= Carl Hall (singer) =

American actor and singer

Carl Hall (June 24, 1934 - September 28, 1999) was an American singer, actor, and musical arranger.
==Background==

Carl Henry Carldwell was born on June 24, 1934, in Pittsburgh, Pennsylvania, the son of Carl and Jessie M. (Johnson) Carldwell. He was raised in the West End of Pittsburgh, Pennsylvania. Because of a reticence to talk about his age, his birthdate was not known to the public until after his death.

By November 1950 when his Social Security number was issued, he was also known as Carl Hall.

==Career==

Hall got his start in music singing in church, as well as performing with choral groups at Herron Hill Junior High and Schenley High School.
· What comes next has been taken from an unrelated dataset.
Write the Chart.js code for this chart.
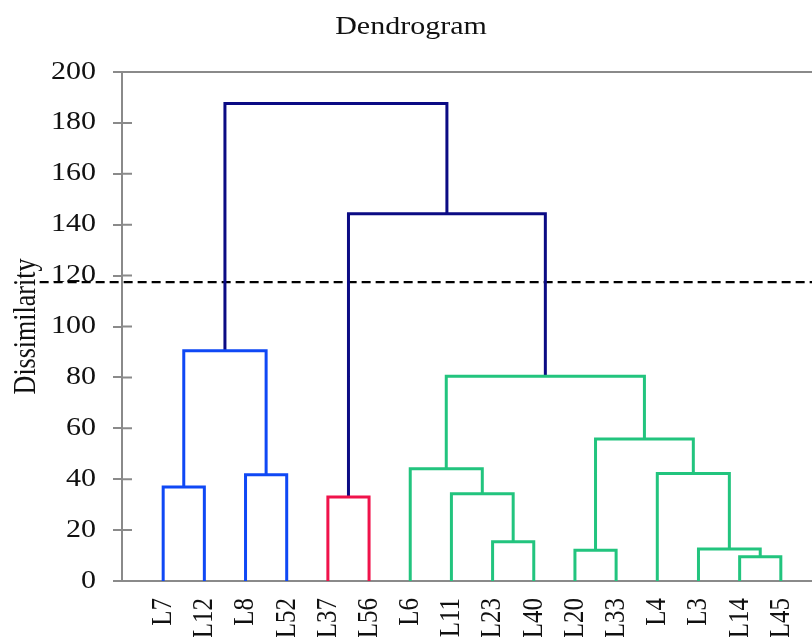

After graduating he was recruited as a member of Raymond Rasberry's acclaimed Ohio-based, gospel group, "The Rasberry Singers", recording on the American Savoy Records label. He had become the ensemble's lead singer by the time they released a single for Vee-Jay Records. Hall left the group to serve in the U.S. Army but by 1962, having demobbed, he was singing in nightclubs.

Hall also recorded a series of soul music singles in the 1960s and 1970s, starting with an unsuccessful period in 1964 with Mercury Records where one of his producers was Quincy Jones. A cover of the Frankie Laine track "I Believe" was released under the name C. Henry Hall. He was to be renamed Carl Henry Hall on his second Mercury single, "Summertime" and by 1965 he was billed as Carl Hall on "My Baby's So Good," co-produced by Jones. None of these made an impression on the charts, so by 1967 he and the label parted ways.

He then joined forces with leading New York R&B producer, Jerry Ragovoy - impressed with Hall's four-octave range to the extent that he helped him secure a contract with the Warner Brothers/Reprise subsidiary label, Loma Records. Together they cut the now much sought-after tracks, "You Don't Know Nothing About Love" / "Mean It Baby" (November 1967) and "I Don't Want to Be Your Used to Be" / "The Dam Busted" (Spring 1968), using a strong gospel-inspired style. Lack of promotion from Loma ensured neither did well, with the company subsequently going out of business months after the latter failed to hit. Ragovoy also produced another single on Atlantic in 1972 and then the following year, a now in-demand track called "What About You" on Columbia. He co-wrote and co-produced his final single for small NYC label, Martru in 1987.

Later in his career, as a session vocalist, Carl Hall can be found on the Lou Courtney classic “What Do You Want Me To Do” and various tracks by Stephanie Mills.

He performed in theatre over three decades, beginning with Tambourines to Glory, a gospel-based musical, in 1963. Hall also appeared on Broadway in the stage production of the musical The Wiz, among other shows.

==Death==
He died in New York City on September 28, 1999.